The DC Exciter Field and Discharge Resistor
The DC exciter field and its discharge resistor are a closed circuit (Fig. 7.1) until the motor control energizes the DC field and then disconnects the discharge resistor
When the motor starts, the DC field will have high voltage transformed into it. The transformed voltage is controlled by the overloading effect of the discharge resistor. If the resistor develops a faulty connection, it won’t load the field circuit enough and voltage will become too high. The DC field may not fail immediately, but its insulation has been stressed and will eventually break down. Most DC field failure is related to high-voltage stress.
A shorted DC field coil may keep the machine from reaching a speed high enough (95 to 98 percent of synchronous speed) to apply the DC voltage. If too many turns are shorted out, a circulating current develops and forms a pole in the coil’s iron. This pole will buck the pole formed by the amortisseur (squirrel cage) winding, causing loss of starting torque, and the motor won’t be able to get up to speed.
FIGURE 7.1 The function sequence of the contacts 41 0 . Normally closed contact 41 0 opens after normally open contacts (also 41 0) close.
For the first test, visually check each coil for signs of shorted coils. (The coils are usually wrapped and varnished, making it hard to see signs of a short.)
The DC exciter field can be tested with the same procedures that are used on the shunt field of a DC motor. (The resistance of the field coils controls the current.)
The coils can be comparison-tested using the motor’s DC source and a voltmeter (voltage drop test) or by using an ohmmeter.
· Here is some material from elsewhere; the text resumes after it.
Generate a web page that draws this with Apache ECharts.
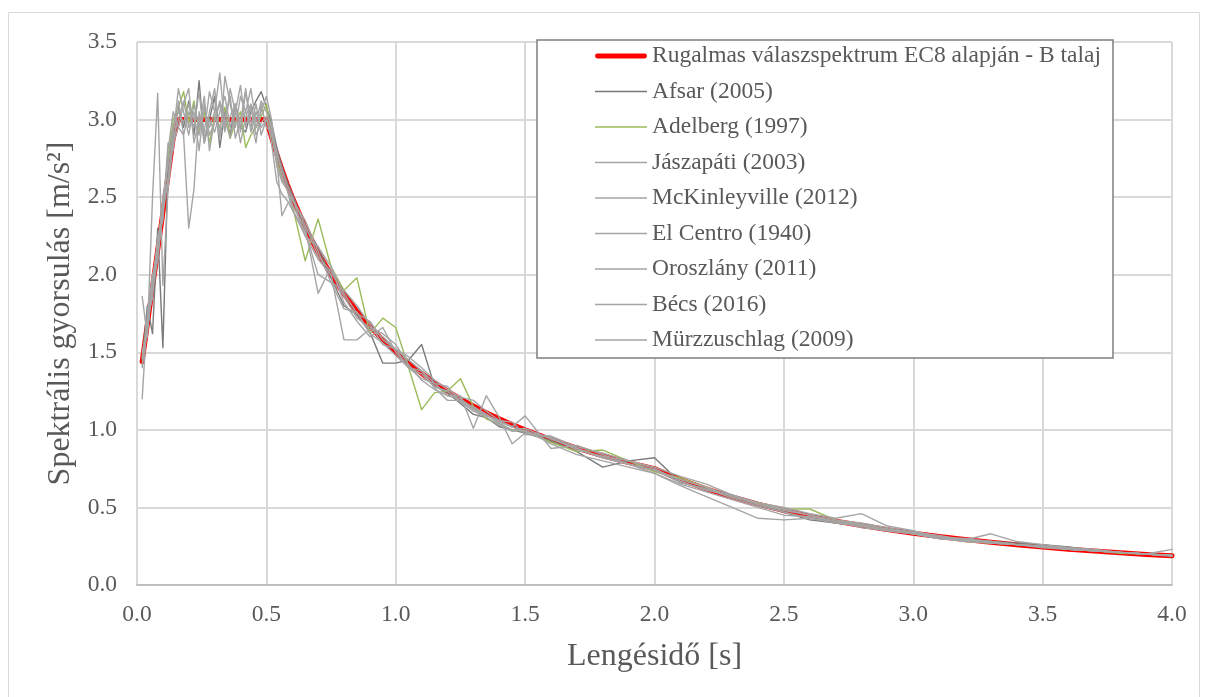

The current should be limited with resistors to about one-half of the field’s ampere rating.
For the DC voltage drop test, divide the applied voltage by the number of coils—to get the approximate voltage drop across each coil. The voltage read across the coils should be +5 percent of each other.
An ohmmeter or microhmmeter can also be used to compare the resistance of the coils. The allowable difference is +2 percent.
The discharge resistor limits the transformed voltage in the DC field each time the motor starts. Its purpose is to overload the circuit and cause a voltage drop, the same as an overload affects the secondary of a transformer.
The resistors are usually made of ni-chrome wire, which expands and contracts each time the motor starts. If it is adjustable, the movable contact (clamped to it) may loosen. The discharge resistor, its control, and all connections in the circuit should be checked at least once a year.
Connections can be checked with an infrared gun (as the motor starts).
If a coil is shorted, the rest of the coils in its (series) circuit may be damaged. They should be individually surge-tested for turn-to-turn insulation damage.
The DC field circuit’s resistance to ground should be tested yearly with an ohmmeter and a megohmmeter. Early detection of insulation leakage from brush dust or other conducting contaminants will avoid a catastrophic breakdown.